Wyckliffe Omondi

Personal information
- Full name: Wyckliffe Omondi
- Date of birth: 10 February 2003 (age 22)
- Height: 1.74 m (5 ft 9 in)
- Position: Defender

Youth career
- 2020-22: Pacesetters Academy

Senior career*
- Years: Team / Apps / (Gls)
- 2022-23: Migori Youth / 36 / (2)
- 2023-2025: Nairobi City Stars / 61 / (1)
- 2025-: Shabana F.C. / 10 / (2)

= Wycliffe Omondi =

Kenyan footballer (born 2003)

Wyckliffe Omondi Otieno aka Awiko is a left-footed centreback currently in the ranks of Kenyan Premier League side Shabana FC, a club he joined in July 2025 from Nairobi City Stars.

==Career==
Omondi, an alumnus of Kilimanjaro Primary and Kasagam Secondary schools, featured for Migori Youth in the Kenyan second tier, the national super league, in the 2022–23 season before scaling upwards to Kenyan Premier League side Nairobi City Stars for the 2023–24 season in August 2023.

He earned his Kenyan premier league debut on 27 Aug 2023 against Muhoroni Youth in Kasarani Annex after making a cameo appearance in the season opener.

He scored his maiden topflight goal on 22 Dec 2023 in Bukhungu, Kakamega as Nairobi City Stars beat Kakamega Homeboyz 1-0 for a first ever win at the venue.

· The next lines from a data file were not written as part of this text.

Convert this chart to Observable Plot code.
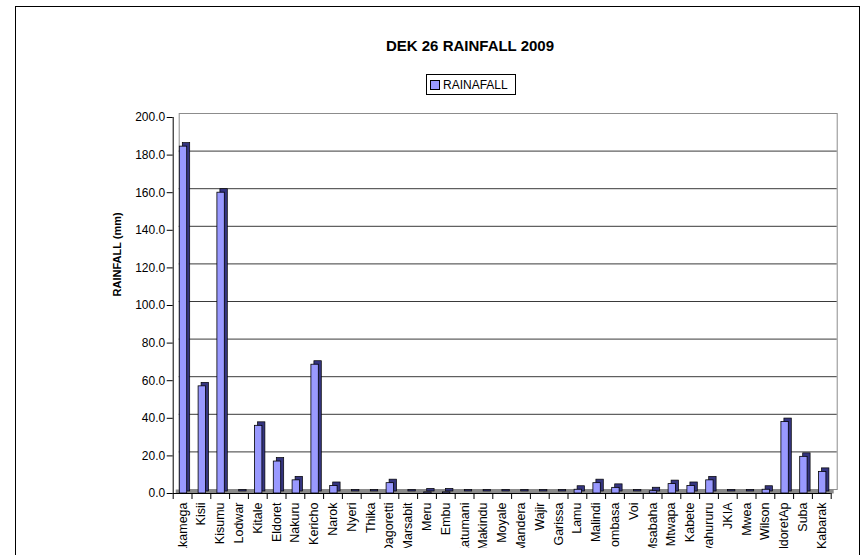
<!DOCTYPE html>
<html>
<head>
<meta charset="utf-8">
<script src="https://cdn.jsdelivr.net/npm/d3@7"></script>
<script src="https://cdn.jsdelivr.net/npm/@observablehq/plot@0.6"></script>
<style>
  html, body { margin: 0; padding: 0; background: #fff; overflow: hidden; }
  body { width: 864px; height: 555px; position: relative; font-family: "Liberation Sans", Arial, sans-serif; }
  #border { position: absolute; left: 15px; top: 6px; width: 845px; height: 600px; border: 1.5px solid #000; box-sizing: border-box; }
  #title { position: absolute; left: 320px; width: 300px; top: 37px; text-align: center; font-weight: bold; font-size: 15px; line-height: 18px; }
  #legend { position: absolute; left: 426px; top: 74px; width: 90px; height: 21px; border: 1px solid #000; box-sizing: border-box; display: flex; align-items: center; font-size: 12px; }
  #legend .sw { width: 8px; height: 8px; background: #9999ff; border: 1px solid #000; margin: 0 3px 0 3px; }
  #chart { position: absolute; left: 0; top: 0; }
</style>
</head>
<body>
<div id="border"></div>
<div id="title"></div>
<div id="legend"><span class="sw"></span><span id="legtext"></span></div>
<div id="chart"></div>
<script>
const chartTitle = "DEK 26 RAINFALL 2009";
const seriesName = "RAINAFALL";
const yLabel = "RAINFALL (mm)";
const categories = ["Kakamega","Kisii","Kisumu","Lodwar","Kitale","Eldoret","Nakuru","Kericho","Narok","Nyeri","Thika","Dagoretti","Marsabit","Meru","Embu","Katumani","Makindu","Moyale","Mandera","Wajir","Garissa","Lamu","Malindi","Mombasa","Voi","Msabaha","Mtwapa","Kabete","Nyahururu","JKIA","Mwea","Wilson","EldoretAp","Suba","Kabarak"];
const values = [184.5,57,160,0,36,17,7,68.5,4,0,0,5.5,0,0.6,0.6,0,0,0,0,0,0,2,5.5,3,0,1.2,5,4,7,0,0,2,38,19.5,11.5];
const yTicks = [0,20,40,60,80,100,120,140,160,180,200];

document.getElementById("title").textContent = chartTitle;
document.getElementById("legtext").textContent = seriesName;

const rows = categories.map((name, i) => ({name, value: values[i], i}));
const n = categories.length;

const plot = Plot.plot({
  width: 864,
  height: 548,
  marginLeft: 172.7,
  marginRight: 33.3,
  marginTop: 117,
  marginBottom: 55,
  x: {domain: [0, n], axis: null},
  y: {domain: [0, 200], axis: null},
  style: {fontFamily: '"Liberation Sans", Arial, sans-serif', fontSize: "12px", color: "#000", background: "transparent", overflow: "hidden"},
  marks: [
    Plot.frame({stroke: "#8c8c8c", dx: 6, dy: -4}),
    Plot.ruleY(yTicks.filter(t => t > 0 && t < 200), {dx: 6, dy: -4, stroke: "#3a3a3a"}),
    Plot.ruleY([0], {dx: 3, dy: -2, stroke: "#8a8a8a", strokeWidth: 4}),
    Plot.rectY(rows, {x1: "i", x2: d => d.i + 1, y: "value", insetLeft: 6.6, insetRight: 4.8, insetTop: -1.5, dx: 3, dy: -2, fill: "#35357f", stroke: "#000", strokeWidth: 0.7}),
    Plot.rectY(rows, {x1: "i", x2: d => d.i + 1, y: "value", insetLeft: 6.6, insetRight: 4.8, fill: "#9999ff", stroke: "#000", strokeWidth: 0.8}),
    Plot.ruleX([0], {stroke: "#000"}),
    Plot.ruleY([0], {stroke: "#000"}),
    Plot.axisY({ticks: yTicks, tickSize: 6, tickPadding: 2, tickFormat: d3.format(".1f"), fontSize: 12, label: null}),
    Plot.axisX({ticks: d3.range(0, n + 1), tickSize: 6, tickFormat: () => "", label: null}),
    Plot.axisX({ticks: rows.map(d => d.i + 0.5), tickFormat: v => categories[Math.floor(v)], tickRotate: -90, tickSize: 0, tickPadding: 9, fontSize: 12.5, label: null}),
    Plot.text([yLabel], {frameAnchor: "left", text: d => d, rotate: -90, dx: -56, dy: -9, fontWeight: "bold", fontSize: 11, fill: "#000"})
  ]
});
document.getElementById("chart").appendChild(plot);
</script>
</body>
</html>
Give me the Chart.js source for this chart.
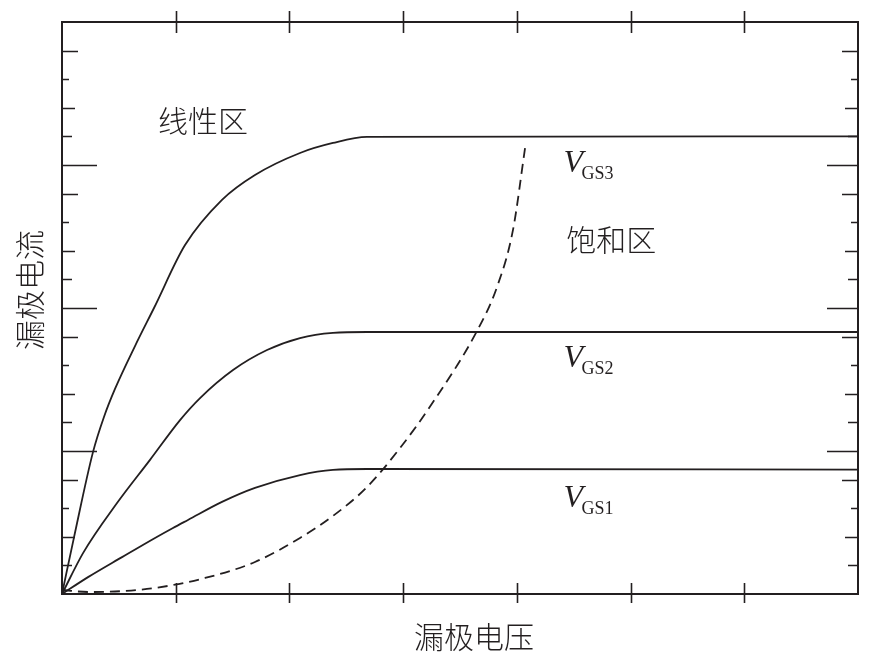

The goal earned him a place in matchday 16 team of the Week.

He earned 61 games at City Stars across two seasons but was forced to leave the club after relegation at the end of the 2024/25 premier league season to join Gusii based Shabana. He earned his debut for the club in a 2025/26 matchday four tie against Tusker at the Moi International Sports Center Kasarani on 5 Oct 2025. He scored his first goal for the club on 23 November 2025 in a 1-1 draw against Muranga SEAL at the Sebastian Park, Muranga, and scored his second with a late header at the Bukhungu Stadium, Kakamega on 12 Dec 2025 to force a 2-2 draw against hosts Kakamega Homeboyz.